Jack, I trust God each day to continue to enjoy the responsibility He's given me. I thank Him for the breath I breath first thing when I wake up to the last I take some day. I have seen so many close calls over my 30+ years and experianced many myself. He holds the day and time when I will pass on to be with Him. Untill then I will simply trust Him each and every moment and response to take care of me and all those he's intrusted in me to provide for. Reminders are good to help us keep things in perspective.
This is fresh in my mind, because it only happened 3 days ago. Working house fire, first in, got the job done quickly and safely, and all was well. We started overhaul, and as I was pulling ceiling, all I saw was it start to fall. Longest half second of my life. To me it looked like the whole ceiling coming down, and I said my prayer and waited for it to happen. Thankfully, it was only a single sheet of drywall, and though it wasn't light by any means, I got out of the situation un-harmed. Though it wasn't going to kill me, For a split second I thought it was over. I will never forget that experience for the rest of my career, and thankfully the good Lord didn't call my number that day.
Had a hosue fire once and was told to get into the basement through the window. I got in and tried to go forward and and there was a wall. Turned left and right and met a wall each way. Wasn't boxes or stuff but solid concrete walls. I was wondering who would build a basement and put a window there like that.
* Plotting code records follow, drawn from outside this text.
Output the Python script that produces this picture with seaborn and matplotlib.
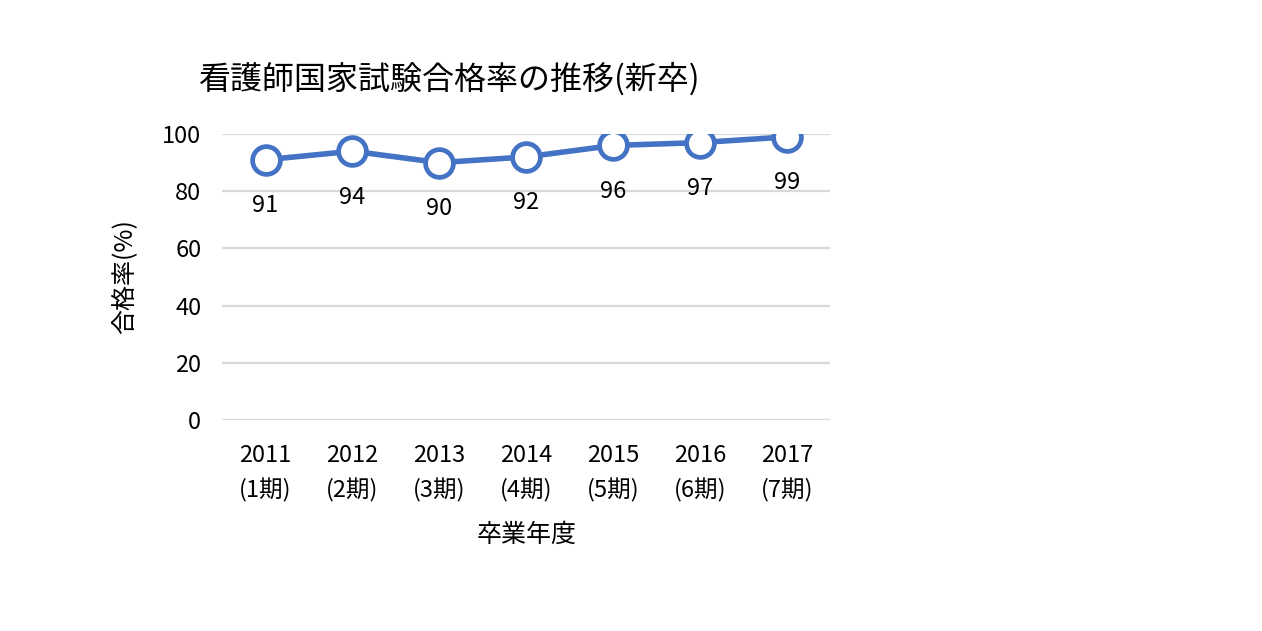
import matplotlib
matplotlib.use("Agg")
import matplotlib.pyplot as plt
import seaborn as sns
import pandas as pd

years = ["2011", "2012", "2013", "2014", "2015", "2016", "2017"]
terms = ["(1期)", "(2期)", "(3期)", "(4期)", "(5期)", "(6期)", "(7期)"]
rates = [91, 94, 90, 92, 96, 97, 99]
yticks = [0, 20, 40, 60, 80, 100]

title = "看護師国家試験合格率の推移(新卒)"
xlabel = "卒業年度"
ylabel = "合格率(%)"

sns.set_theme(style="white")
plt.rcParams["font.family"] = ["Noto Sans CJK JP", "DejaVu Sans"]
plt.rcParams["text.color"] = "black"
plt.rcParams["axes.labelcolor"] = "black"
plt.rcParams["xtick.color"] = "black"
plt.rcParams["ytick.color"] = "black"

labels = [f"{y}\n{t}" for y, t in zip(years, terms)]
df = pd.DataFrame({"label": labels, "rate": rates, "pos": range(len(labels))})

fig = plt.figure(figsize=(12.62, 6.31), dpi=100)
ax = fig.add_axes([0.176, 0.3344, 0.482, 0.4532])

blue = "#4472C4"
sns.lineplot(data=df, x="pos", y="rate", ax=ax, color=blue, linewidth=4,
             marker="o", markersize=20, markerfacecolor="white",
             markeredgecolor=blue, markeredgewidth=3.4, zorder=3)

for i, v in enumerate(rates):
    ax.annotate(str(v), (i, v), xytext=(0, -33), textcoords="offset points",
                ha="center", va="center", fontsize=17, color="black")

ax.set_xlim(-0.5, len(labels) - 0.5)
ax.set_ylim(0, 100)
ax.set_yticks(yticks)
ax.set_yticklabels([str(t) for t in yticks], fontsize=17)
ax.set_xticks(range(len(labels)))
ax.set_xticklabels(labels, fontsize=17, linespacing=1.6)
ax.tick_params(axis="both", length=0)
ax.tick_params(axis="y", pad=15)
ax.tick_params(axis="x", pad=17)
ax.yaxis.grid(True, color="#D9D9D9", linewidth=1.6)
ax.set_axisbelow(True)
for s in ax.spines.values():
    s.set_visible(False)

ax.set_xlabel(xlabel, fontsize=18, labelpad=14)
ax.set_ylabel(ylabel, fontsize=18, labelpad=18)
fig.text(0.158, 0.875, title, fontsize=23, ha="left", va="center")

fig.savefig("out.png", dpi=100, facecolor="white")
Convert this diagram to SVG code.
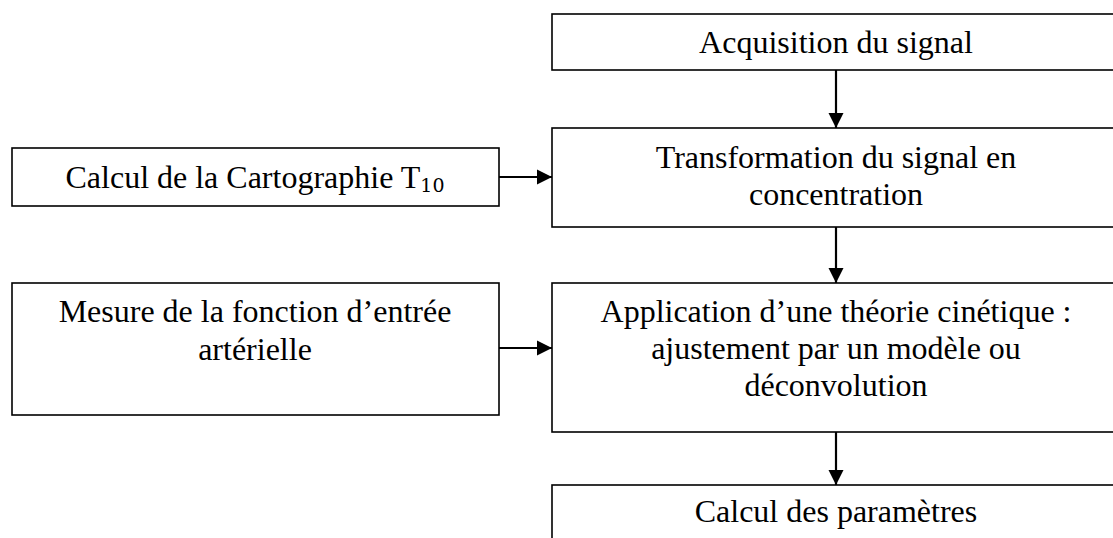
<svg xmlns="http://www.w3.org/2000/svg" width="1113" height="538" viewBox="0 0 1113 538">
<style>
.box{fill:#fff;stroke:#000;stroke-width:1.6}
.t{font-family:"Liberation Serif","Times New Roman",serif;font-size:32px;fill:#000;text-anchor:middle}
.sub{font-family:"DejaVu Serif","Liberation Serif",serif;font-size:19px}
.c{stroke:#000;stroke-width:2.2;fill:none}
</style>
<defs>
<marker id="ah" markerUnits="userSpaceOnUse" markerWidth="16" markerHeight="16" viewBox="0 0 16 16" refX="15" refY="8" orient="auto">
<path d="M0,0.5 L15,8 L0,15.5 Z" fill="#000"/>
</marker>
</defs>
<rect width="1113" height="538" fill="#fff"/>
<g id="acquisition">
<rect class="box" x="552" y="14" width="580" height="56"/>
<text class="t" x="836" y="53">Acquisition du signal</text>
</g>
<g id="transformation">
<rect class="box" x="552" y="128" width="580" height="99"/>
<text class="t" x="836" y="168">Transformation du signal en</text>
<text class="t" x="836" y="205">concentration</text>
</g>
<g id="cartographie">
<rect class="box" x="12" y="148" width="487" height="58"/>
<text class="t" x="255" y="188">Calcul de la Cartographie T<tspan class="sub" dy="4">10</tspan></text>
</g>
<g id="mesure">
<rect class="box" x="12" y="283" width="487" height="132"/>
<text class="t" x="255" y="322">Mesure de la fonction d’entrée</text>
<text class="t" x="255" y="360">artérielle</text>
</g>
<g id="application">
<rect class="box" x="552" y="283" width="580" height="149"/>
<text class="t" x="836" y="322">Application d’une théorie cinétique :</text>
<text class="t" x="836" y="359">ajustement par un modèle ou</text>
<text class="t" x="836" y="396">déconvolution</text>
</g>
<g id="parametres">
<rect class="box" x="552" y="485" width="580" height="80"/>
<text class="t" x="836" y="522">Calcul des paramètres</text>
</g>
<g id="connectors">
<line class="c" x1="836" y1="70" x2="836" y2="128" marker-end="url(#ah)"/>
<line class="c" x1="836" y1="227" x2="836" y2="283" marker-end="url(#ah)"/>
<line class="c" x1="836" y1="432" x2="836" y2="485" marker-end="url(#ah)"/>
<line class="c" x1="499" y1="177" x2="552" y2="177" marker-end="url(#ah)"/>
<line class="c" x1="499" y1="348" x2="552" y2="348" marker-end="url(#ah)"/>
</g>
</svg>
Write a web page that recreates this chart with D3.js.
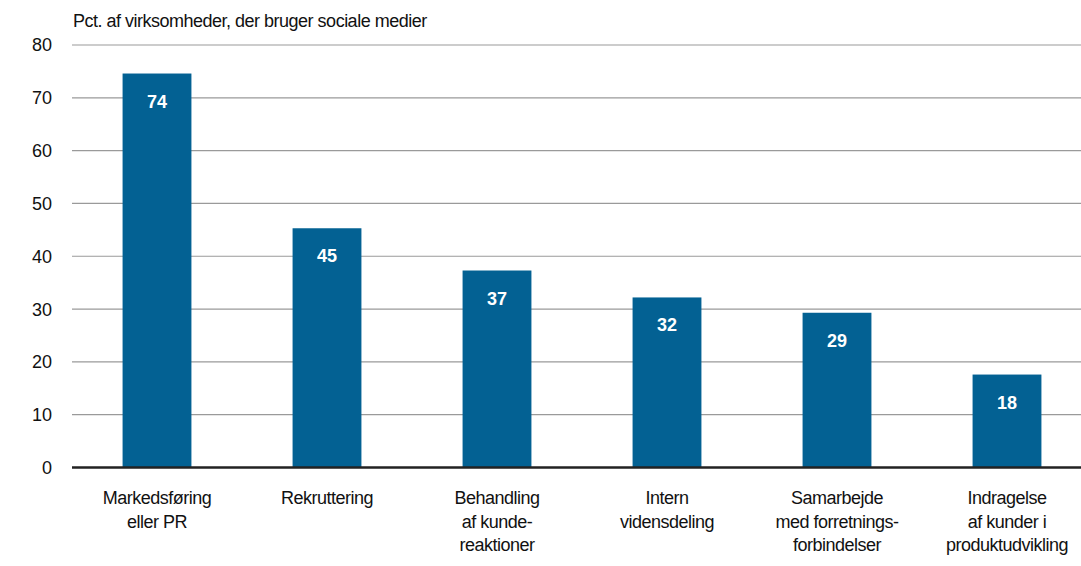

We went back around to tell the chief and the floor had collapsed into the basement were we would have been. The resident told me later the basement is open and doesn't have walls.
To this day I tell people God put up those walls to keep us from being in the basement when the floor collapsed.
I have been close to getting killed several/many times. God had nothing to do with the outcome. I am curious, which "god" is it that saved you. God, Allah, the noodley one, the catholic god, the Jewish god, the Viking God, Buddha, Jimmy Jones? Why did he not save the 100 guys that die every year? I guess he was busy then or in the bathroom and could not see. What was he doing on September 11, 2001. Lots of saving could have been done that day, but the only ones saving anyone were cops, firefighters and citizens. God was a no show. It just makes me wonder.
I hope what I feel will not offend anyone, but I just don't believe in god. I have never found the world to be fair or just. But I won't ever say you are wrong for believing, I kind of envoy anyone who has been able to find faith! So saying that, I don't know how many close calls I've had in my career. My very first working fire, the ceiling came down around my partner, the back up man on the nozzle and myself, but got the nozzleman and drove him to the floor and broke his collar bone! Why one guy out of four, standing side by side? I took it as a learning experience and called it lucky!